Source data:
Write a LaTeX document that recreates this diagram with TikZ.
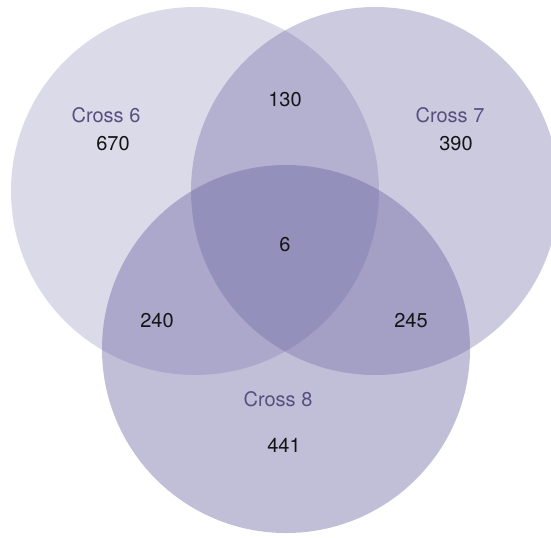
\documentclass[tikz,border=0pt]{standalone}
\usepackage{fontspec}
\setmainfont{TeX Gyre Heros}
\definecolor{vennfill}{RGB}{100,94,158}
\definecolor{setlabel}{RGB}{88,78,128}
\definecolor{countcol}{RGB}{20,20,20}

\begin{document}
\begin{tikzpicture}[x=0.5pt,y=-0.5pt,
	set/.style={fill=vennfill,draw=none},
	setname/.style={text=setlabel,font=\fontsize{10}{12}\selectfont},
	count/.style={text=countcol,font=\fontsize{10}{12}\selectfont}]
	
	\useasboundingbox (0,0) rectangle (551,537);
	\clip (0,0) rectangle (551,537);
	
	\fill[set,fill opacity=0.23] (195,191) circle (184);
	\fill[set,fill opacity=0.33] (375,191) circle (184);
	\fill[set,fill opacity=0.40] (286,349) circle (184);
	
	\node[setname] (cross6) at (106,115) {Cross 6};
	\node[setname] (cross7) at (450,115) {Cross 7};
	\node[setname] (cross8) at (278,399) {Cross 8};
	
	\node[count] (only6)  at (113,144) {670};
	\node[count] (only7)  at (456,144) {390};
	\node[count] (only8)  at (284,445) {441};
	\node[count] (six7)   at (285,100) {130};
	\node[count] (six8)   at (157,321) {240};
	\node[count] (seven8) at (411,321) {245};
	\node[count] (all)    at (285,245) {6};
	
\end{tikzpicture}
\end{document}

Instructions to follow:
Write out the listing word for word, omitting the pictures it holds.

Solution:
Write a LaTeX document that recreates this diagram with TikZ.
\documentclass[tikz,border=0pt]{standalone}
\usepackage{fontspec}
\setmainfont{TeX Gyre Heros}
\definecolor{vennfill}{RGB}{100,94,158}
\definecolor{setlabel}{RGB}{88,78,128}
\definecolor{countcol}{RGB}{20,20,20}

\begin{document}
\begin{tikzpicture}[x=0.5pt,y=-0.5pt,
	set/.style={fill=vennfill,draw=none},
	setname/.style={text=setlabel,font=\fontsize{10}{12}\selectfont},
	count/.style={text=countcol,font=\fontsize{10}{12}\selectfont}]
	
	\useasboundingbox (0,0) rectangle (551,537);
	\clip (0,0) rectangle (551,537);
	
	\fill[set,fill opacity=0.23] (195,191) circle (184);
	\fill[set,fill opacity=0.33] (375,191) circle (184);
	\fill[set,fill opacity=0.40] (286,349) circle (184);
	
	\node[setname] (cross6) at (106,115) {Cross 6};
	\node[setname] (cross7) at (450,115) {Cross 7};
	\node[setname] (cross8) at (278,399) {Cross 8};
	
	\node[count] (only6)  at (113,144) {670};
	\node[count] (only7)  at (456,144) {390};
	\node[count] (only8)  at (284,445) {441};
	\node[count] (six7)   at (285,100) {130};
	\node[count] (six8)   at (157,321) {240};
	\node[count] (seven8) at (411,321) {245};
	\node[count] (all)    at (285,245) {6};
	
\end{tikzpicture}
\end{document}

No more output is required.